A Python bioinformatics tool for genomic pseudo-alignment, variant calling (SNPs), and coverage analysis.
- Pseudo-Alignment: Efficient mapping using k-mer indexing and counting.
- Quality Control (EXTQUALITY): Filters low-quality reads and k-mers based on Phred33 scores before alignment.
- Coverage Analysis (EXTCOVERAGE): Generates detailed statistics on unique vs. ambiguous mapped reads per position.

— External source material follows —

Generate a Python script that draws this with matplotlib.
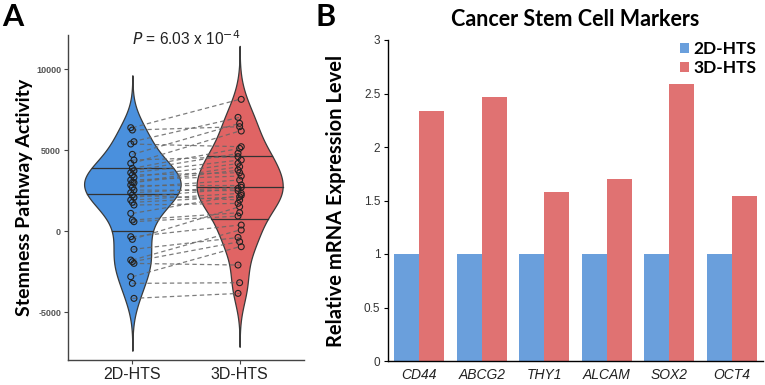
import numpy as np
import matplotlib
matplotlib.use("Agg")
import matplotlib.pyplot as plt

# ---------------- data ----------------
groups_a = ["2D-HTS", "3D-HTS"]
vals_2d = [6380, 6235, 5515, 5370, 4733, 4383, 4177, 3870, 3724, 3600, 3457, 3313,
           3150, 3000, 2984, 2840, 2696, 2531, 2366, 2222, 2078, 1914, 1770, 1605,
           1090, 679, 576, -350, -514, -1132, -1790, -1893, -1996, -2819, -3230, -4156]
vals_3d = [8128, 6440, 7017, 5206, 6646, 4588, 6173, 5103, 4800, 4383, 3600, 4177,
           3395, 3971, 3765, 2840, 3148, 2490, 2700, 1914, 2634, 2325, 2119, 1708,
           2200, 1132, 926, 370, 1502, -391, 62, -658, -2099, -967, -3189, -3848]
p_text = r"$\it{P}$ = 6.03 x 10$^{-4}$"
yticks_a = [-5000, 0, 5000, 10000]

markers = ["CD44", "ABCG2", "THY1", "ALCAM", "SOX2", "OCT4"]
expr_2d = [1, 1, 1, 1, 1, 1]
expr_3d = [2.34, 2.47, 1.58, 1.70, 2.59, 1.54]
yticks_b = [0, 0.5, 1, 1.5, 2, 2.5, 3]
yticklabels_b = ["0", "0.5", "1", "1.5", "2", "2.5", "3"]

c_vio = ["#4a90dd", "#e06464"]
c_bar = ["#6a9fdc", "#e07272"]

fig = plt.figure(figsize=(7.65, 3.85), dpi=100)

# ---------------- panel A ----------------
axA = fig.add_axes([68/765, 1-360/385, (304-68)/765, (360-35)/385])


def kde(data, grid):
    d = np.asarray(data, float)
    n = len(d)
    sd = d.std(ddof=1)
    iqr = np.subtract(*np.percentile(d, [75, 25]))
    bw = 0.9 * min(sd, iqr / 1.34) * n ** -0.2
    dens = np.exp(-0.5 * ((grid[:, None] - d[None, :]) / bw) ** 2).sum(1)
    dens /= n * bw * np.sqrt(2 * np.pi)
    return dens, bw


shapes = []
for vals in (vals_2d, vals_3d):
    d = np.asarray(vals, float)
    _, bw = kde(d, np.array([0.0]))
    grid = np.linspace(d.min() - 3 * bw, d.max() + 3 * bw, 512)
    dens, _ = kde(d, grid)
    shapes.append((grid, dens))

dmax = max(s[1].max() for s in shapes)
for i, (grid, dens) in enumerate(shapes):
    x0 = i + 1
    hw = dens / dmax * 0.45
    axA.fill_betweenx(grid, x0 - hw, x0 + hw, facecolor=c_vio[i],
                      edgecolor="#3a3a3a", lw=0.9, zorder=2)
    cdf = np.cumsum(dens)
    cdf /= cdf[-1]
    for q in (0.25, 0.5, 0.75):
        yq = np.interp(q, cdf, grid)
        w = np.interp(yq, grid, hw)
        axA.plot([x0 - w, x0 + w], [yq, yq], color="#333333", lw=0.9, zorder=3)

for a, b in zip(vals_2d, vals_3d):
    axA.plot([1, 2], [a, b], ls=(0, (3.5, 2.5)), color="#666666", lw=0.9,
             alpha=0.85, zorder=4)

jit = np.array([((k % 3) - 1) * 0.015 for k in range(len(vals_2d))])
axA.scatter(1 + jit, vals_2d, s=18, facecolors="none", edgecolors="#222222",
            linewidths=0.8, zorder=5)
axA.scatter(2 - jit, vals_3d, s=18, facecolors="none", edgecolors="#222222",
            linewidths=0.8, zorder=5)

axA.set_xlim(0.4, 2.6)
axA.set_ylim(-7960, 12100)
axA.set_xticks([1, 2])
axA.set_xticklabels(groups_a, fontsize=11.5, color="#222222", family="Liberation Sans")
axA.set_yticks(yticks_a)
axA.set_yticklabels([str(v) for v in yticks_a], fontsize=6.5, fontweight="bold",
                    color="#555555", family="Liberation Sans")
for s in ("top", "right"):
    axA.spines[s].set_visible(False)
for s in ("left", "bottom"):
    axA.spines[s].set_color("#444444")
    axA.spines[s].set_linewidth(1.0)
axA.tick_params(axis="both", length=3, color="#444444", width=0.8, pad=2)
axA.set_ylabel("Stemness Pathway Activity", fontsize=14, fontweight="bold",
               family="Lato", labelpad=2)
axA.text(1.5, 12450, p_text, ha="center", va="top", fontsize=11.2,
         family="Liberation Sans", color="#222222")

fig.text(2/765, 1-17/385, "A", fontsize=22, fontweight="bold", family="Lato",
         va="center", ha="left")
fig.text(316/765, 1-17/385, "B", fontsize=22, fontweight="bold", family="Lato",
         va="center", ha="left")

# ---------------- panel B ----------------
axB = fig.add_axes([388/765, 1-361/385, (763-388)/765, (361-40)/385])
x = np.arange(len(markers))
w = 0.4
axB.bar(x - w/2, expr_2d, width=w, color=c_bar[0], label="2D-HTS", zorder=2)
axB.bar(x + w/2, expr_3d, width=w, color=c_bar[1], label="3D-HTS", zorder=2)
axB.set_xlim(-0.5, len(markers) - 0.5)
axB.set_ylim(0, 3)
axB.set_yticks(yticks_b)
axB.set_yticklabels(yticklabels_b, fontsize=8.5, color="#333333",
                    family="Liberation Sans")
axB.set_xticks(x)
axB.set_xticklabels(markers, fontsize=10, style="italic", color="#222222",
                    family="Liberation Sans")
axB.tick_params(axis="x", length=0, pad=5)
axB.tick_params(axis="y", length=3, width=0.8, pad=2.5)
for s in ("top", "right"):
    axB.spines[s].set_visible(False)
axB.spines["left"].set_linewidth(1.0)
axB.spines["bottom"].set_linewidth(1.0)
axB.set_ylabel("Relative mRNA Expression Level", fontsize=14.5, fontweight="bold",
               family="Lato", labelpad=13)
axB.set_title("Cancer Stem Cell Markers", fontsize=15.5, fontweight="bold",
              family="Lato", pad=10)
leg = axB.legend(loc="upper right", bbox_to_anchor=(1.01, 1.03), frameon=False,
                 prop={"family": "Lato", "weight": "bold", "size": 12.5},
                 handlelength=0.5, handleheight=0.5, handletextpad=0.25,
                 labelspacing=0.2, borderaxespad=0.2)

fig.savefig("out.png", dpi=100)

- Variant Tracking (EXTVARTRACK): Identifies specific one-base differences (SNPs) between reads and reference genomes.
| Module | Description |
|---|---|
aligner.py |
Core class that manages the alignment process and accumulates status (unique/ambiguous/unmapped). |
kmers.py |
Handles Reference genomes and the KmerCollection index. |
extcoverage.py |
Calculates coverage depth and statistics for mapped positions. |
extvartrack.py |
Tracks base changes to identify variants based on quality and coverage thresholds. |
main.py |
The main script that handles command-line arguments and delegates work to the other modules. |
The pipeline follows a structured flow from reference indexing to variant detection:
The tool detects Single Nucleotide Polymorphisms (SNPs) by comparing aligned reads to the reference. It looks for positions where the read base differs from the reference, provided the quality score and coverage meet the thresholds.
For example:
Reference Genome: ... A T C G [T] A G C ...
| | | | X | | |
Aligned Read: ... A T C G [A] A G C ...
^
SNP Detected
- Decorators for I/O: Custom decorators (
@handle_f_read,@handle_f_write) were implemented to improve error handling across file operations, keeping the code clean. - Encapsulation: Extensions (Coverage, Variant Tracking) are isolated in their own modules/classes to minimize dependencies and allow the core
Alignerto remain lightweight and simple. - O(1) Lookups:
KmerCollectionuses Hashmaps (Python dictionaries) for constant-time lookups of k-mers, while maintaining a separate list to preserve genome order for output consistency.
- Note: The commands below use example filenames. Please replace them with your own data.
Align reads to a reference genome and save the result to an .aln file.
python3 main.py -t align \
-g example_ref_mid.fa \
-k 12 \
-a output.aln \
--reads s_example_k150_n10k.fqRun the pipeline with specific quality thresholds and enable the variant tracker.
python3 main.py -t dumpalign \
-g reference_for_vartrack.fa \
-k 5 \
--reads reads_for_vartrack.fq \
--detect-variants \
--min-variant-coverage 1 \
--min-variant-quality 20Analyze the coverage of an existing alignment.
python3 main.py -t dumpalign \
-g example_ref_mid.fa \
-k 12 \
--reads s_example_k150_n10k.fq \
--coverageTo run the comprehensive test suite, install dependencies and run pytest:
pip install -r requirements.txt
python3 -m pytestAs a pseudo-aligner, this tool is designed for speed and coverage estimation, not exact alignment.
- Indels: It does not handle Insertions or Deletions (gaps). It assumes perfect contiguous k-mer matches.
- Heuristic: The mapping is based on k-mer voting only.